There is something about the names Syd and Arthur – probably because of Mr Barrett and the Myths and Legends of Richard Wakeman – that will cause prog fans to prick up their ears. For good reason, too. Syd Arthur are twentysomethings from Canterbury whose bucolic rock, bearing traces of folk, funk, prog and jazz, makes them latter-day exponents of the Kent town’s scene from the early 70s.
The four-piece produce and engineer themselves, and here you get a sense of a self-contained unit riffing off this creative freedom. And there are riffs, although they are often played on acoustic guitar or mandolin, so even at their most driving things never get too ponderous.
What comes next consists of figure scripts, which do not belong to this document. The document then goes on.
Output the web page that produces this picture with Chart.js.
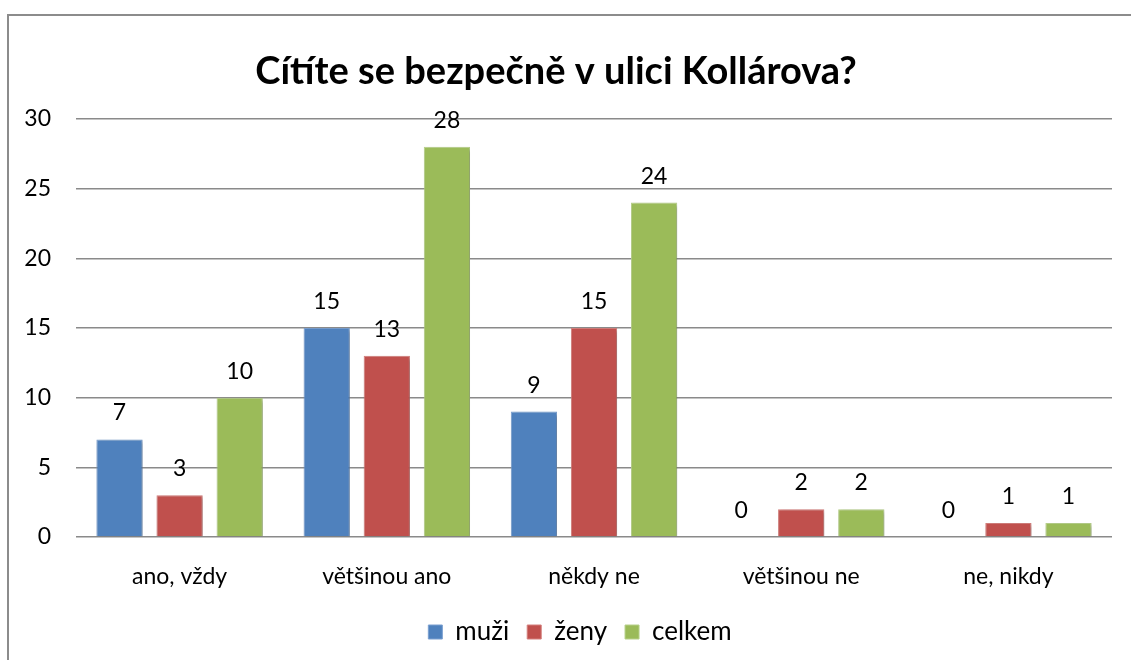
<!DOCTYPE html>
<html>
<head>
<meta charset="utf-8">
<script src="https://cdn.jsdelivr.net/npm/chart.js@4.4.1/dist/chart.umd.min.js"></script>
<style>
html,body{margin:0;padding:0;background:#fff;}
#wrap{width:1131px;height:660px;position:relative;}
</style>
</head>
<body>
<div id="wrap"><canvas id="c" width="1131" height="660"></canvas></div>
<script>
const categories = ["ano, vždy", "většinou ano", "někdy ne", "většinou ne", "ne, nikdy"];
const muzi = [7, 15, 9, 0, 0];
const zeny = [3, 13, 15, 2, 1];
const celkem = [10, 28, 24, 2, 1];
const seriesNames = ["muži", "ženy", "celkem"];
const yTicks = [0, 5, 10, 15, 20, 25, 30];
const titleText = "Cítíte se bezpečně v ulici Kollárova?";

const FONT = "Lato, 'Open Sans', sans-serif";
const FS = 23;

const framePlugin = {
  id: 'frame',
  beforeDraw(chart) {
    const ctx = chart.ctx;
    ctx.save();
    ctx.strokeStyle = '#8c8c8c';
    ctx.lineWidth = 2;
    ctx.beginPath();
    ctx.moveTo(8, 660);
    ctx.lineTo(8, 15);
    ctx.lineTo(1131, 15);
    ctx.stroke();
    ctx.restore();
  }
};

const legendShift = {
  id: 'legendShift',
  afterLayout(chart) {
    if (chart.legend) {
      chart.legend.left += 24;
      chart.legend.right += 24;
    }
  }
};

const shadowPlugin = {
  id: 'barShadow',
  beforeDatasetsDraw(chart) {
    const ctx = chart.ctx;
    ctx.save();
    ctx.shadowColor = 'rgba(0,0,0,0.28)';
    ctx.shadowBlur = 4;
    ctx.shadowOffsetX = 2;
    ctx.shadowOffsetY = 2;
  },
  afterDatasetsDraw(chart) {
    chart.ctx.restore();
  }
};

const labelPlugin = {
  id: 'valueLabels',
  afterDraw(chart) {
    const ctx = chart.ctx;
    ctx.save();
    ctx.font = FS + "px " + FONT;
    ctx.fillStyle = '#000';
    ctx.textAlign = 'center';
    ctx.textBaseline = 'alphabetic';
    chart.data.datasets.forEach((ds, i) => {
      const meta = chart.getDatasetMeta(i);
      meta.data.forEach((bar, j) => {
        ctx.fillText(String(ds.data[j]), bar.x, bar.y - 19);
      });
    });
    ctx.restore();
  }
};

const colors = ['#4F81BD', '#C0504D', '#9BBB59'];
const borders = ['#7A9FD0', '#D47F7C', '#B7D08A'];

new Chart(document.getElementById('c'), {
  type: 'bar',
  data: {
    labels: categories,
    datasets: [muzi, zeny, celkem].map((d, i) => ({
      label: seriesNames[i],
      data: d,
      backgroundColor: colors[i],
      borderColor: borders[i],
      borderWidth: 1,
      borderSkipped: 'bottom',
      categoryPercentage: 0.87,
      barPercentage: 0.77
    }))
  },
  options: {
    responsive: false,
    animation: false,
    devicePixelRatio: 1,
    layout: { padding: { left: 0, right: 19, top: 0, bottom: 5 } },
    plugins: {
      title: {
        display: true,
        text: titleText,
        color: '#000',
        font: { family: FONT, size: 38, weight: 'bold', lineHeight: 1.2 },
        padding: { top: 49, bottom: 24.4 }
      },
      legend: {
        position: 'bottom',
        labels: {
          color: '#000',
          font: { family: FONT, size: 26 },
          boxWidth: 14,
          boxHeight: 14,
          padding: 18,
          generateLabels(chart) {
            return chart.data.datasets.map((ds, i) => ({
              text: ds.label,
              fillStyle: colors[i],
              strokeStyle: borders[i],
              lineWidth: 1,
              fontColor: '#000',
              datasetIndex: i,
              hidden: false
            }));
          }
        }
      },
      tooltip: { enabled: false }
    },
    scales: {
      x: {
        grid: { display: false, drawTicks: false },
        border: { display: false },
        ticks: { color: '#000', font: { family: FONT, size: FS }, padding: 26 },
        afterFit(s) { s.height = 64; }
      },
      y: {
        min: 0,
        max: 30,
        afterBuildTicks(s) { s.ticks = yTicks.map(v => ({ value: v })); },
        grid: { color: '#8a8a8a', lineWidth: 1.5, drawTicks: false },
        border: { display: false },
        ticks: { color: '#000', font: { family: FONT, size: FS }, padding: 25 },
        afterFit(s) { s.width = 76; }
      }
    }
  },
  plugins: [framePlugin, legendShift, shadowPlugin, labelPlugin]
});
</script>
</body>
</html>
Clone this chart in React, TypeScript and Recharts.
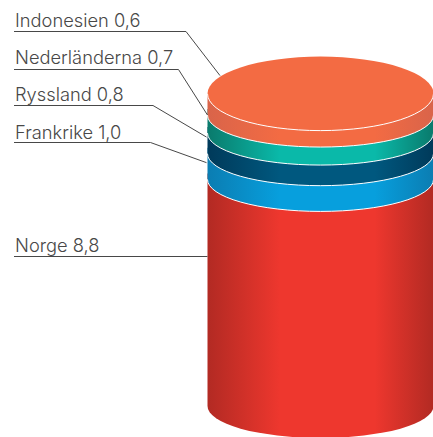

First Difference features instruments you would hear on a folk album, only the song is delivered with a prog punctiliousness. Singer Liam Magill’s voice is soulful, like ‘Jamiroquai jamming with Jethro Tull’. Elsewhere, Ode To The Summer has an easy tunefulness that could catch on. Dorothy is spacey while Truth Seeker is a folk Yours Is No Disgrace. Night Shaped Light’s instrumental extrapolations are pure prog, ditto the epic, unhinged feel and tempo shifts of Promise Me.
By the eight-minute closer Paradise Lost you’re checking the credits: is this a long-lost Yes demo?